In modern side-by-sides, the engine fan is an important component of the cooling system and should be checked periodically. Normally, the fan will kick on somewhere between 180 and 200 degrees Fahrenheit, and you will hear it when it comes on. “If you never hear your fan come on and your temperature is running around 200 degrees, you should check it to make sure it is in working order,” Matthews said. “Normally, I find the simple things to be the problem, such as a blown fuse, mud, dirt or a stick lodged in the fan blade.” But, sometimes the fan can go bad or the wiring could get cut or damaged.
Here’s another tip from Matthews. Beware when choosing accessories that can block or disturb airflow to the radiator. “Ask yourself prior to purchasing or installing items, such as grill guards, lights, winches and bumpers if they will impede airflow to the radiator,” he advised. “Choose models and mounting locations that will not affect airflow.”
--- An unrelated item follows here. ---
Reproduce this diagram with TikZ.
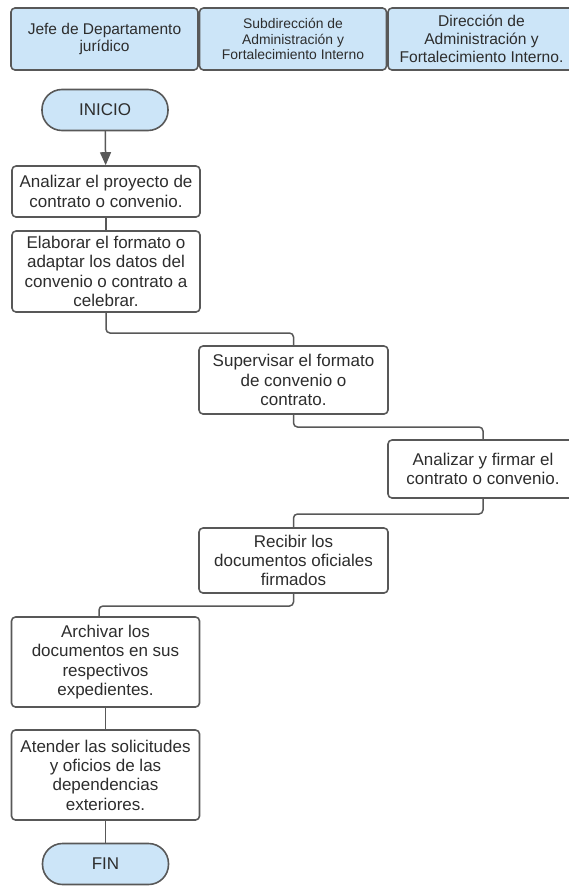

Face it, we run our UTVs in some pretty dusty/dirty conditions. Even if you are running alone or leading the group, your car is exposed to dust and dirt kicked up by oncoming traffic, as well as your own vehicle. The radiator takes this in and blows most of it through, but some collects on the fins, insulating them from the cool air passing by.
“As well as monitoring your coolant level and temperature, do your UTV a favor and periodically clean the radiator fins,” Matthews said. “You will be surprised at how much cooler it runs.”
If you exhaust this list and your machine is still running hot, further checks are needed. Make sure the coolant is actually circulating. You may need to make further modifications like rear-mounting the radiator. That is common in racing where other cars are constantly roosting the front of the car. Also explore options like a more efficient impeller and housing. Boyesen has been rolling out models for UTVs. They make a huge difference on quads and should do the same for UTVs. Most UTVs are designed pretty well, so if there is chronic overheating, get a tech to track down the problem or problems.
If you experience overheating or just high-running temperatures, you may be able to flash the ECU to change when the fan kicks on and make it run longer.